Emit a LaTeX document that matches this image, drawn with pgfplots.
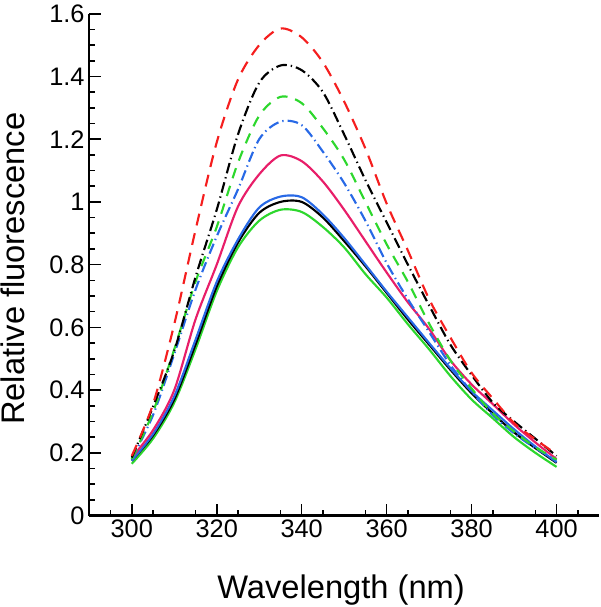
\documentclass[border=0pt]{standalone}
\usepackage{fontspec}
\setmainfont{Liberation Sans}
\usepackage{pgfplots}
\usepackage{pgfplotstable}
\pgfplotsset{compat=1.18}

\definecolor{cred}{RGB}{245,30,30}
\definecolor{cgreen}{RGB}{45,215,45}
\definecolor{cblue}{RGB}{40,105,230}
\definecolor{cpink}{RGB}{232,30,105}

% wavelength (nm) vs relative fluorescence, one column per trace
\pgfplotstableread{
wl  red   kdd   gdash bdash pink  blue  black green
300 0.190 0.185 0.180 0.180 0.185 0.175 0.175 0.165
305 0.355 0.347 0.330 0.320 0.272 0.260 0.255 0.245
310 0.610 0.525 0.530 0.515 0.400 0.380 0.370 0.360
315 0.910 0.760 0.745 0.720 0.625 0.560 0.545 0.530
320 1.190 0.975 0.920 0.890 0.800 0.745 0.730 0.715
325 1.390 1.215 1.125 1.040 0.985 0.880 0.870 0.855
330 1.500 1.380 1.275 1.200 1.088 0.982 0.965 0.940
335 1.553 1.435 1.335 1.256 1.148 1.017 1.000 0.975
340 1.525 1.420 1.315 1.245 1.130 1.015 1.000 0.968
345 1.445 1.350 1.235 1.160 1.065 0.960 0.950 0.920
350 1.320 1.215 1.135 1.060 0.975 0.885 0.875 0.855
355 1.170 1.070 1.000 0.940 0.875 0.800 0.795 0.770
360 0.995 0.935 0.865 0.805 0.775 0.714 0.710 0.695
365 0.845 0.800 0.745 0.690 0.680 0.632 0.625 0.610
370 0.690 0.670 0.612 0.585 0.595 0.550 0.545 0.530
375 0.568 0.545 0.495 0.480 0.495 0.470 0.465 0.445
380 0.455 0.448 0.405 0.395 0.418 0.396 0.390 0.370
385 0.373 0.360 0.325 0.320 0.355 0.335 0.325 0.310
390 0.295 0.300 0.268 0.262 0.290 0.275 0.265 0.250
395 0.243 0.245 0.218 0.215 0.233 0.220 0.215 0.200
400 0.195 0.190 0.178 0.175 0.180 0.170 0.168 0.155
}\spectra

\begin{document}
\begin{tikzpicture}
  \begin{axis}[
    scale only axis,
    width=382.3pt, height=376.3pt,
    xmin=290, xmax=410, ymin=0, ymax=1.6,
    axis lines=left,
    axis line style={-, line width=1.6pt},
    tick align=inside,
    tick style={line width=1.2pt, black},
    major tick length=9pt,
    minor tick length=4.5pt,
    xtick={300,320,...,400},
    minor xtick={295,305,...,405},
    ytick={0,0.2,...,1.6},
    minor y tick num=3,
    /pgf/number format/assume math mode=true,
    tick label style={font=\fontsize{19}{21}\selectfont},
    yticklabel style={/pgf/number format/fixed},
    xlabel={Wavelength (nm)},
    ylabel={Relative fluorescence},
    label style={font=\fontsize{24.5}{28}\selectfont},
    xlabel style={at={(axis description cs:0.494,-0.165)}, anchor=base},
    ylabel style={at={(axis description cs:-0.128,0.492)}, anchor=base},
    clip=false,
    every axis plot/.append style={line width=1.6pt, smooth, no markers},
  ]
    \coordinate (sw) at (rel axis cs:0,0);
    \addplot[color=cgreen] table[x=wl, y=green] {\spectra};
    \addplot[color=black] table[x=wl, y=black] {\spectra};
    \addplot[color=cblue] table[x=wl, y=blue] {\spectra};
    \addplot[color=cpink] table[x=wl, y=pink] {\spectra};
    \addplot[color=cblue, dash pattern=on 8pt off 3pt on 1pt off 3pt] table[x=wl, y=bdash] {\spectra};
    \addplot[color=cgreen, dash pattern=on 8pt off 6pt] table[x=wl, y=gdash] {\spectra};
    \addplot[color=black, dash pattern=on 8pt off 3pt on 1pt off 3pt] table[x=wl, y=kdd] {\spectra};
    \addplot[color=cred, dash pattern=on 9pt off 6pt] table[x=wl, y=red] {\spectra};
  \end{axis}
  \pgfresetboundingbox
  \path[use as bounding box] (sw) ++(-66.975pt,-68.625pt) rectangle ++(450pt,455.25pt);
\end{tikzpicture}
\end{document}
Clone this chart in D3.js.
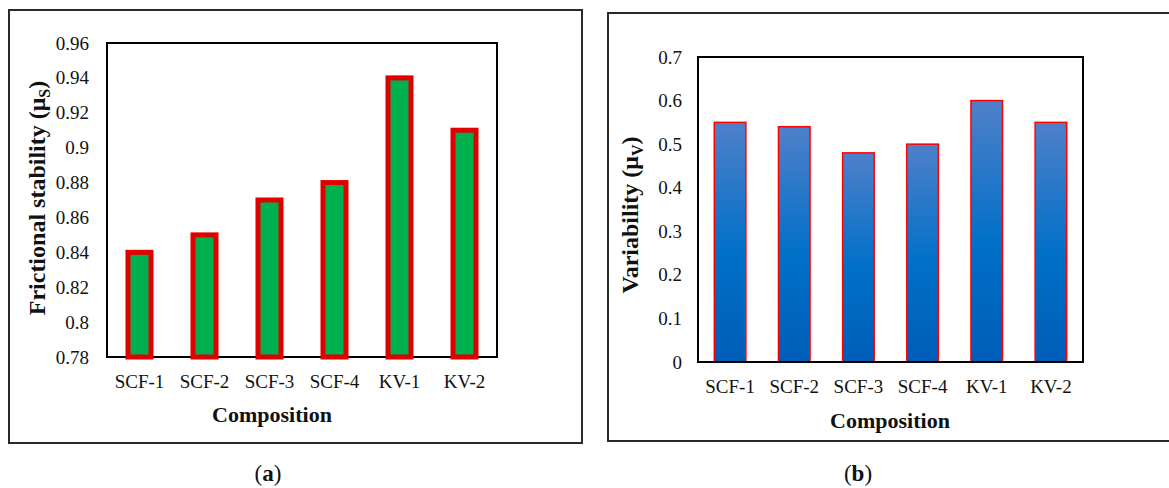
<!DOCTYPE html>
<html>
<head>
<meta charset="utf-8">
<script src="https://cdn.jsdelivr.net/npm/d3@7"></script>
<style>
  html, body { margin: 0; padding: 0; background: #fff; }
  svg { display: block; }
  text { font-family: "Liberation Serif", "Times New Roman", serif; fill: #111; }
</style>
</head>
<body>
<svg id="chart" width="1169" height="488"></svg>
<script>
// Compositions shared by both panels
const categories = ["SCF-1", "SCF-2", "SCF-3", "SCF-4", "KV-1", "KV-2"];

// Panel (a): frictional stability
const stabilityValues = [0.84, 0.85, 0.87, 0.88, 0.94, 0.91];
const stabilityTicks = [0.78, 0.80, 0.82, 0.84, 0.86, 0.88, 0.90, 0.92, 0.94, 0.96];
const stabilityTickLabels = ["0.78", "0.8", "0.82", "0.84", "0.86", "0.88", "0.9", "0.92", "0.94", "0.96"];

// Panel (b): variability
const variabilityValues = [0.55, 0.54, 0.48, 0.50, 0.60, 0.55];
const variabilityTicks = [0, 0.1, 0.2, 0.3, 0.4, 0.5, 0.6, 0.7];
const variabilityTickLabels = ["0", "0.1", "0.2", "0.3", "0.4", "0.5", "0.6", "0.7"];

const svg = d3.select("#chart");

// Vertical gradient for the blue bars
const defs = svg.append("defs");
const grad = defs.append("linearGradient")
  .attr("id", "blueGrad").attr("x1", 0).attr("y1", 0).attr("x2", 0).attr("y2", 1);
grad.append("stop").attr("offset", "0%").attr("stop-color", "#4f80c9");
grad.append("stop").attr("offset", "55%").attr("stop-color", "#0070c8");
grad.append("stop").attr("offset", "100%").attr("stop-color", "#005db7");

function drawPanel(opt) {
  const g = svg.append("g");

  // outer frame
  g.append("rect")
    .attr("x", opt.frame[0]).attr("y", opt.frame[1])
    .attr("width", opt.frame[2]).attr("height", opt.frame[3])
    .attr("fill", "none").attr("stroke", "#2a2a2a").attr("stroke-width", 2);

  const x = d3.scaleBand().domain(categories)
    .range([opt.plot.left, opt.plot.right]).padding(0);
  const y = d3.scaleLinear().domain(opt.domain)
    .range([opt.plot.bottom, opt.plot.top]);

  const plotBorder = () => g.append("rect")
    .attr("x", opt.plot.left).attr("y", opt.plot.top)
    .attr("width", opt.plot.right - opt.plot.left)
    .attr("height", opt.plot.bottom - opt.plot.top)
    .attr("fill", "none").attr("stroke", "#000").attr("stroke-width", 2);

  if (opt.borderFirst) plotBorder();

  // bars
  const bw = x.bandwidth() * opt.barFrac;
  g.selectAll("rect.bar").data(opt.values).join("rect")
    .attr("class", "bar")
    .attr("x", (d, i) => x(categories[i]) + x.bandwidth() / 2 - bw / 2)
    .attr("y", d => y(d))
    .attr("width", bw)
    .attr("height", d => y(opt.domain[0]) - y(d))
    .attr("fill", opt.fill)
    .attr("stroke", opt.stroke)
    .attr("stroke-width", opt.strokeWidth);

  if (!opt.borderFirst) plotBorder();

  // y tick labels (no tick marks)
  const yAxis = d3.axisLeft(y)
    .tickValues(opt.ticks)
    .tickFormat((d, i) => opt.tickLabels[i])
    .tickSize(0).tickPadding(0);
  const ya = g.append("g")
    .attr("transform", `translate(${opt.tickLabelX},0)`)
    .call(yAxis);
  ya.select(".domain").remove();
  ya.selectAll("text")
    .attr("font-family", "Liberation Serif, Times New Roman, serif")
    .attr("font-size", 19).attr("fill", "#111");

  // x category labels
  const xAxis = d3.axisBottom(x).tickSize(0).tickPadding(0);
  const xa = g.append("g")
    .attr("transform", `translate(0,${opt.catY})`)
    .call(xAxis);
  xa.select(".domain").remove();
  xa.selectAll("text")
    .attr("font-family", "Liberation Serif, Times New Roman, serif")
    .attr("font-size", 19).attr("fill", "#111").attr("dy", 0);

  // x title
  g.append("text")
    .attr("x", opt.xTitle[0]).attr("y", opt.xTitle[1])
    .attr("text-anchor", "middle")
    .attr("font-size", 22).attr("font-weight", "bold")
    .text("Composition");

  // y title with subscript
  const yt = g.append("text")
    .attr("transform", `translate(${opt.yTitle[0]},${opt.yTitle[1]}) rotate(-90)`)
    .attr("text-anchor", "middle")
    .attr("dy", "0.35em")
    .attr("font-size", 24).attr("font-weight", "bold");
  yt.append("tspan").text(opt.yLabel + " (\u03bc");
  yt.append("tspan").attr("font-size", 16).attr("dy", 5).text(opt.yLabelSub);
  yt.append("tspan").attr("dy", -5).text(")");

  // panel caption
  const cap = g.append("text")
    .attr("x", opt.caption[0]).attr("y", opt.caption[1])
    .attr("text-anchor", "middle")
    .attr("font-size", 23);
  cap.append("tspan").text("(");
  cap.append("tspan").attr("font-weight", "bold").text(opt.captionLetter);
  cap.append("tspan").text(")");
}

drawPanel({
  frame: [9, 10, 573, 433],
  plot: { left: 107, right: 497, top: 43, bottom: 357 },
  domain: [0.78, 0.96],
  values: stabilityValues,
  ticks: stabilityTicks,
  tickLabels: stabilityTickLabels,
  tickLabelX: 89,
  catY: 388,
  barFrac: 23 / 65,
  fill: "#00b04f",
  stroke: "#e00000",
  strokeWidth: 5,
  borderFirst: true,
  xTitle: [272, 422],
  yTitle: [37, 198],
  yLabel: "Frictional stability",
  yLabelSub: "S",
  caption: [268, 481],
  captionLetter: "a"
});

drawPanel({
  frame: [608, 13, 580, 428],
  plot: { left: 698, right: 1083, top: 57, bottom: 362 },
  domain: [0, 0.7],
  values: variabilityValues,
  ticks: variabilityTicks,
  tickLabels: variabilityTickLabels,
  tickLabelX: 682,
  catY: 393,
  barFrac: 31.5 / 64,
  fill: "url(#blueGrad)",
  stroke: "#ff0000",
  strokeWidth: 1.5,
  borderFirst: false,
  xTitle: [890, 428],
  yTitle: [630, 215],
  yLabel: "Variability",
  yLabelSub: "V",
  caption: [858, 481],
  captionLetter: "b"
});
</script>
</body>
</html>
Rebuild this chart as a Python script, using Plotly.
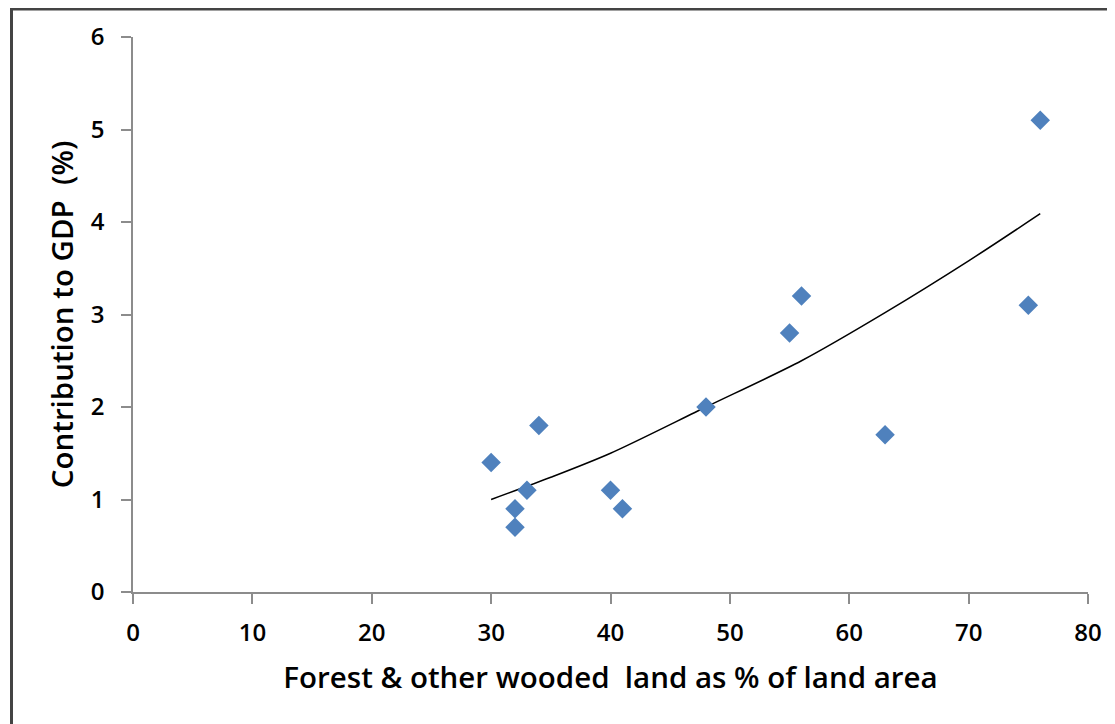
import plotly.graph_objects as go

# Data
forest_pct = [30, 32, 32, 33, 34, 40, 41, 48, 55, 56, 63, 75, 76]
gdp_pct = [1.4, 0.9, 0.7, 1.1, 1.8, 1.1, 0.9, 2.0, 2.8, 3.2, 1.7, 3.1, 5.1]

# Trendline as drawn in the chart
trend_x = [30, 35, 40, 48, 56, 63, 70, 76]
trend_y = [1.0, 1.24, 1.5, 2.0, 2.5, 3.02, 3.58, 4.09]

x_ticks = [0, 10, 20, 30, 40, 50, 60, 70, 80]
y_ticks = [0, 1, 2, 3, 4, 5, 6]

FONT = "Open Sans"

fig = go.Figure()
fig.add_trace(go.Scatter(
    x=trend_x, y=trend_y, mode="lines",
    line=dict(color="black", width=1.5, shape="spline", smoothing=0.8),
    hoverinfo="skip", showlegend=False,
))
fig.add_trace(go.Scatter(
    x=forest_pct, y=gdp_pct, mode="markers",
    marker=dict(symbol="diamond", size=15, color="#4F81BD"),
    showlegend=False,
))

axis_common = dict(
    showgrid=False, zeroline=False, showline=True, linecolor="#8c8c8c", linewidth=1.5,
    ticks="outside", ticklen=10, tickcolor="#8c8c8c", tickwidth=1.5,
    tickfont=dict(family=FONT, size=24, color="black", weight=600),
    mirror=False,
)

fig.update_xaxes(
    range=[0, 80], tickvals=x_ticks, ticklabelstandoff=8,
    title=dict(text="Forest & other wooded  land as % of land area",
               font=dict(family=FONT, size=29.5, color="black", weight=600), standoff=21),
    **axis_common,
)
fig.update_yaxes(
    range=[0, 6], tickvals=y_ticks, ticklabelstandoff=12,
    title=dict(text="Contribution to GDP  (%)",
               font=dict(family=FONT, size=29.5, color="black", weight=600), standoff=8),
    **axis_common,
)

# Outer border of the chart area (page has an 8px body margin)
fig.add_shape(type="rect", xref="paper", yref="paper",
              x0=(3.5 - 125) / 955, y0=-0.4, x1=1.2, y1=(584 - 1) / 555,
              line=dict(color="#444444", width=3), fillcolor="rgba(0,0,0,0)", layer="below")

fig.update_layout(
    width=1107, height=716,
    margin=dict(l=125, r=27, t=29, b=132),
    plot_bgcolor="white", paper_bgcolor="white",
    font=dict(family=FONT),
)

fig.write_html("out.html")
______
» **EXERCISE BRIEF**
Take out nothing but the lines from the one containing "Rebuild this chart" to the one containing "1.7, 3.1, 5.1]", inclusive, retyped exactly. Drop the pictures.

» **RESULT**
Rebuild this chart as a Python script, using Plotly.
import plotly.graph_objects as go

# Data
forest_pct = [30, 32, 32, 33, 34, 40, 41, 48, 55, 56, 63, 75, 76]
gdp_pct = [1.4, 0.9, 0.7, 1.1, 1.8, 1.1, 0.9, 2.0, 2.8, 3.2, 1.7, 3.1, 5.1]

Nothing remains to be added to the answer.